Dalam Pasal 131 ayat 2 sub b. I.S.
menyebutkan bahwa bagi golongan hukum Indonesia asli dan Timur asing berlaku
hukum adat mereka, tetapi bila kepentingan sosial mereka membutuhkannya, maka
pembuat Undang-Undang dapat menentukan bagi mereka :
1.
Hukum Eropa
2.
Hukum Eropa yang telah diubah
3.
Hukum bagi beberapa golongan bersama dan
4.
Hukum baru yaitu hukum yang merupakan sintese
antara adat dan hukum mereka yaitu hukum Eropa.
Pasal 131 ini ditujukan pada
Undang-Undangnya, bukan pada hakim yang menyelesaikan sengketa Eropa dan Bumi
Putera. Pasal 131 ayat (6) menyebutkan bahwa bila terjadi perselisihan sebelum
terjadi kodifikasi maka yang berlaku adalah hukum adat mereka, dengan syarat
bila berhubungan dengan Eropa maka yang berlaku adalah hukum Eropa.

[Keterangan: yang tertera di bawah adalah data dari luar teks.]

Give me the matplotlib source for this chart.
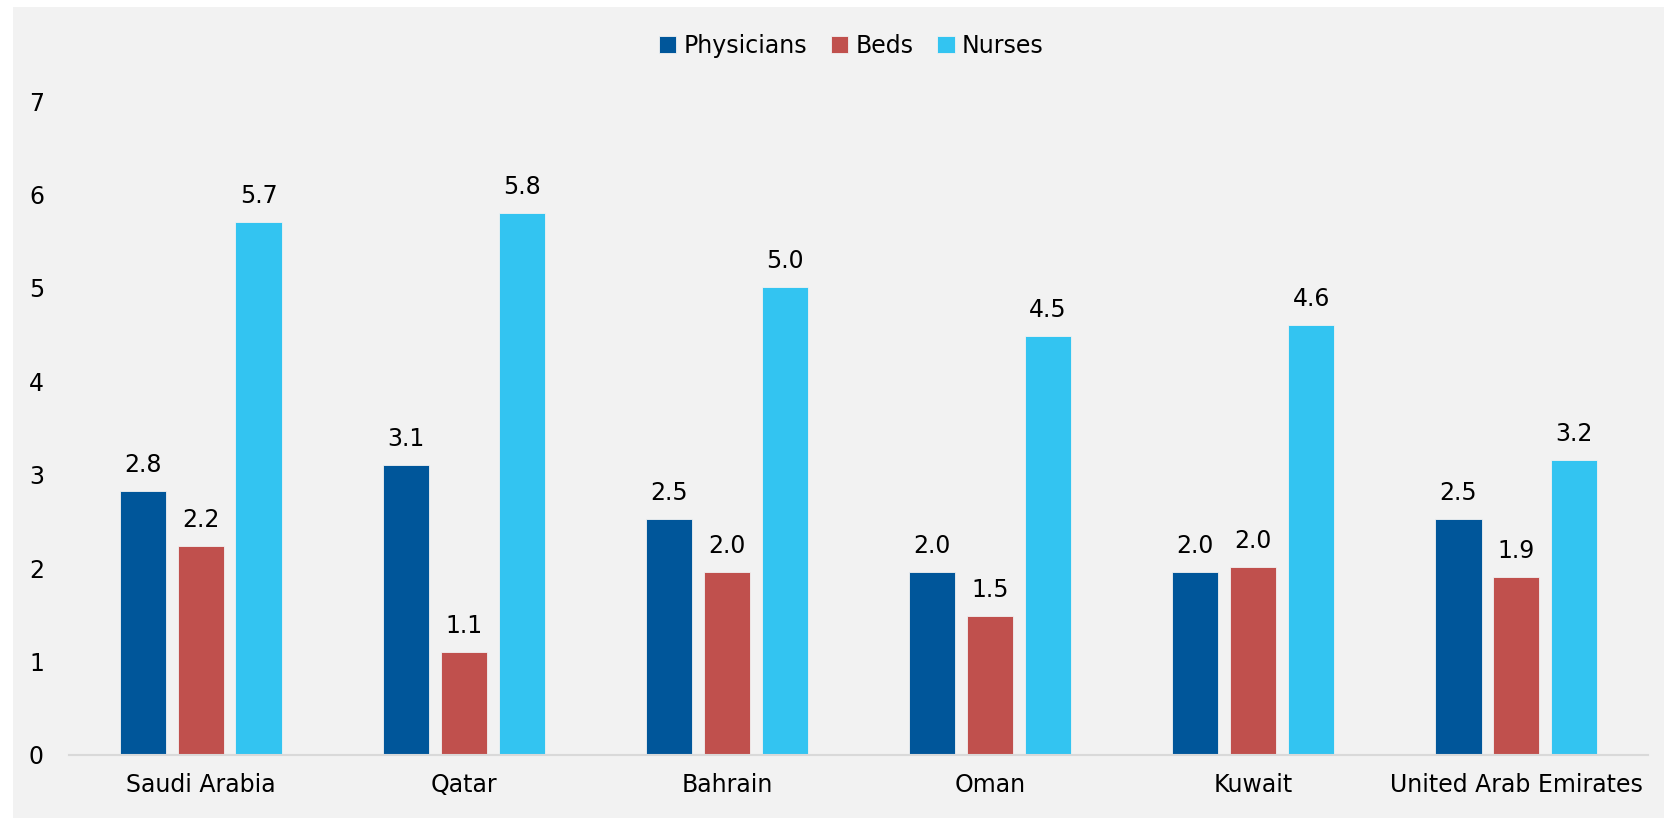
import matplotlib.pyplot as plt
import matplotlib.patches as mpatches
import numpy as np

countries = ["Saudi Arabia", "Qatar", "Bahrain", "Oman", "Kuwait", "United Arab Emirates"]
physicians = [2.83, 3.1, 2.53, 1.96, 1.96, 2.53]
beds = [2.24, 1.1, 1.96, 1.49, 2.01, 1.9]
nurses = [5.7, 5.8, 5.01, 4.48, 4.6, 3.16]
labels_phys = ["2.8", "3.1", "2.5", "2.0", "2.0", "2.5"]
labels_beds = ["2.2", "1.1", "2.0", "1.5", "2.0", "1.9"]
labels_nurs = ["5.7", "5.8", "5.0", "4.5", "4.6", "3.2"]

colors = ["#00569A", "#C0504D", "#33C4F1"]
W, H = 1665, 818
FS = 17

fig = plt.figure(figsize=(W / 100, H / 100), dpi=100, facecolor="white")
# grey panel behind the chart
fig.patches.append(mpatches.Rectangle((13 / W, 0), 1 - 13 / W, 1 - 7 / H,
                                      transform=fig.transFigure, facecolor="#F2F2F2",
                                      edgecolor="none", zorder=-10))
ax = fig.add_axes([69 / W, 1 - 755 / H, (1648 - 69) / W, (755 - 101) / H])
ax.set_facecolor("none")

x = np.arange(len(countries)) + 0.5
off = 0.22
bw = 0.175
series = [("Physicians", physicians, labels_phys), ("Beds", beds, labels_beds),
          ("Nurses", nurses, labels_nurs)]
for i, (name, vals, labs) in enumerate(series):
    bars = ax.bar(x + (i - 1) * off, vals, bw, color=colors[i], label=name,
                  edgecolor="#f2f2f2", linewidth=0.6)
    for b, t in zip(bars, labs):
        ax.text(b.get_x() + b.get_width() / 2, b.get_height() + 0.15, t,
                ha="center", va="bottom", fontsize=FS, color="black")

ax.set_xlim(0, len(countries))
ax.set_ylim(0, 7)
ax.set_xticks(x)
ax.set_xticklabels(countries, fontsize=FS)
ax.set_yticks(range(8))
ax.set_yticklabels([str(v) for v in range(8)], fontsize=FS)
ax.tick_params(axis="both", length=0)
ax.tick_params(axis="x", pad=13)
ax.tick_params(axis="y", pad=18)
for s in ["top", "right", "left"]:
    ax.spines[s].set_visible(False)
ax.spines["bottom"].set_color("#D9D9D9")
ax.spines["bottom"].set_linewidth(1.5)

ax.legend(loc="center", bbox_to_anchor=(851 / W, (818 - 46) / H), bbox_transform=fig.transFigure,
          ncol=3, frameon=False, fontsize=FS, handlelength=0.75, handleheight=0.75,
          handletextpad=0.3, columnspacing=1.0)

fig.savefig("out.png", dpi=100, facecolor="white")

Dalam UU
No. 19 tahun 1964 pasal 23 ayat (1) menyebutkan bahwa segala putusan pengadilan
selain harus memuat dasar-dasar dan alasan-alasan putusan itu jug aharus memuat
pula pasal-pasal tertentu dari peraturan yang bersangkutan atau sumber hukum
tidak tertulis yang dijadikan dasar untuk mengadili. UU No. 19 tahun 1964 ini
direfisi jadi UU No. 14 tahun 1970 tentang Pokok-Pokok Kekuasaan Kehakiman
karena dalam UU No. 19 tersebut tersirat adanya campur tangan presiden yang
terlalu besar dalam kekuasaan yudikatif. Dalam Bagian Penjelasan Umum UU No. 14
tahun 1970 disebutkan bahwa yang dimansud dengan hukum yang tidak tertulis itu
adalah hukum adat.
Dalam UU No. 14 tahun 1970 Pasal
27 (1) ditegaskan bahwa hakim sebagai penegak hukum dan keadilan wajib
menggali, mengikuti dan memahami nilainilai hukum yang hidup di masyarakat.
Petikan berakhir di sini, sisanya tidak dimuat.